> _DATASET EXCERPT_

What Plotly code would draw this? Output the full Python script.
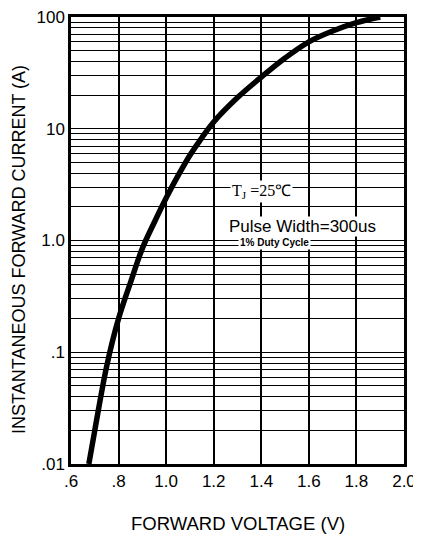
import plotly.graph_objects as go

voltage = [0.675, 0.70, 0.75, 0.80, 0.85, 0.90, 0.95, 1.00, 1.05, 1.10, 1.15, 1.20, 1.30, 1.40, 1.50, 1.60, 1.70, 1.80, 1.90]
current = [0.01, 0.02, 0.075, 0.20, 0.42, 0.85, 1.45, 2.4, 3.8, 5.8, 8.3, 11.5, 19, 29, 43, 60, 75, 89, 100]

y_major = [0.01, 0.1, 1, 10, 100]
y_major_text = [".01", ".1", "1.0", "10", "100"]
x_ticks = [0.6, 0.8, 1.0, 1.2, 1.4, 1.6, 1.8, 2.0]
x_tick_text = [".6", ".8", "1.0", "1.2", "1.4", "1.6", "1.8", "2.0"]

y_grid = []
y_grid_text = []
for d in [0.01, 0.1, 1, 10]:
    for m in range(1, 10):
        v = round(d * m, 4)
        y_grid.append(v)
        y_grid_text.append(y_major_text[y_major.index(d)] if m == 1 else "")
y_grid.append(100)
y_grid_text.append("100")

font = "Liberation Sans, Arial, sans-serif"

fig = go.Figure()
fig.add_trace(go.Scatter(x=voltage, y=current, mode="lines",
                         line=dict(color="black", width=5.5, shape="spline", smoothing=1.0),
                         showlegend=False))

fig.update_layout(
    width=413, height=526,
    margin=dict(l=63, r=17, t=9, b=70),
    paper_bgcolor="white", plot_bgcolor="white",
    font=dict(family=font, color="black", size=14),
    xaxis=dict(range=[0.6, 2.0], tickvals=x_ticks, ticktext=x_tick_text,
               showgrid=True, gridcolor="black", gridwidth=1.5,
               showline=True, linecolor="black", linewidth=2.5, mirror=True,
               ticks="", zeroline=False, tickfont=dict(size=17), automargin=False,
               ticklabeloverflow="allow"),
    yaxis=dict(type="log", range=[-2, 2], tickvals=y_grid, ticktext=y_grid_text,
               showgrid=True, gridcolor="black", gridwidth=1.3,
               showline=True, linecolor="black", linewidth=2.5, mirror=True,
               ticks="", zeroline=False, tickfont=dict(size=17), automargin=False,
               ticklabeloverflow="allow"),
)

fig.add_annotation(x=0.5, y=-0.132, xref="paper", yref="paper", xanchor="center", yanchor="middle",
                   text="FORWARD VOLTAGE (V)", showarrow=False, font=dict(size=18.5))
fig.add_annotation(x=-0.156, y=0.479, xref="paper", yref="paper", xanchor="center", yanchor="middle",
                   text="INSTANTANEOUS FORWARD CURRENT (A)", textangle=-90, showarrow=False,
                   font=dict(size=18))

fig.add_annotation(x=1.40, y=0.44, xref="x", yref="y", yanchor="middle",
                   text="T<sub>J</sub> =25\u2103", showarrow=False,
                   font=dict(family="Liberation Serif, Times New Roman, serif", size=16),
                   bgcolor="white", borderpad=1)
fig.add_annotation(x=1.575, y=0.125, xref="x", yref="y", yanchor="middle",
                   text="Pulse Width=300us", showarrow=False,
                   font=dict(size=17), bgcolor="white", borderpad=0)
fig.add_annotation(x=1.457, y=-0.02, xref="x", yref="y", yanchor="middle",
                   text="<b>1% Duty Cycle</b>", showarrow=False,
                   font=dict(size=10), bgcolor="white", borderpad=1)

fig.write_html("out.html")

> _STATED TASK_
Emit the lines of the material exactly, from its first line to the line containing "showlegend=False))", inclusive; leave every picture out.

> _ANSWER TO THIS EXERCISE_
What Plotly code would draw this? Output the full Python script.
import plotly.graph_objects as go

voltage = [0.675, 0.70, 0.75, 0.80, 0.85, 0.90, 0.95, 1.00, 1.05, 1.10, 1.15, 1.20, 1.30, 1.40, 1.50, 1.60, 1.70, 1.80, 1.90]
current = [0.01, 0.02, 0.075, 0.20, 0.42, 0.85, 1.45, 2.4, 3.8, 5.8, 8.3, 11.5, 19, 29, 43, 60, 75, 89, 100]

y_major = [0.01, 0.1, 1, 10, 100]
y_major_text = [".01", ".1", "1.0", "10", "100"]
x_ticks = [0.6, 0.8, 1.0, 1.2, 1.4, 1.6, 1.8, 2.0]
x_tick_text = [".6", ".8", "1.0", "1.2", "1.4", "1.6", "1.8", "2.0"]

y_grid = []
y_grid_text = []
for d in [0.01, 0.1, 1, 10]:
    for m in range(1, 10):
        v = round(d * m, 4)
        y_grid.append(v)
        y_grid_text.append(y_major_text[y_major.index(d)] if m == 1 else "")
y_grid.append(100)
y_grid_text.append("100")

font = "Liberation Sans, Arial, sans-serif"

fig = go.Figure()
fig.add_trace(go.Scatter(x=voltage, y=current, mode="lines",
                         line=dict(color="black", width=5.5, shape="spline", smoothing=1.0),
                         showlegend=False))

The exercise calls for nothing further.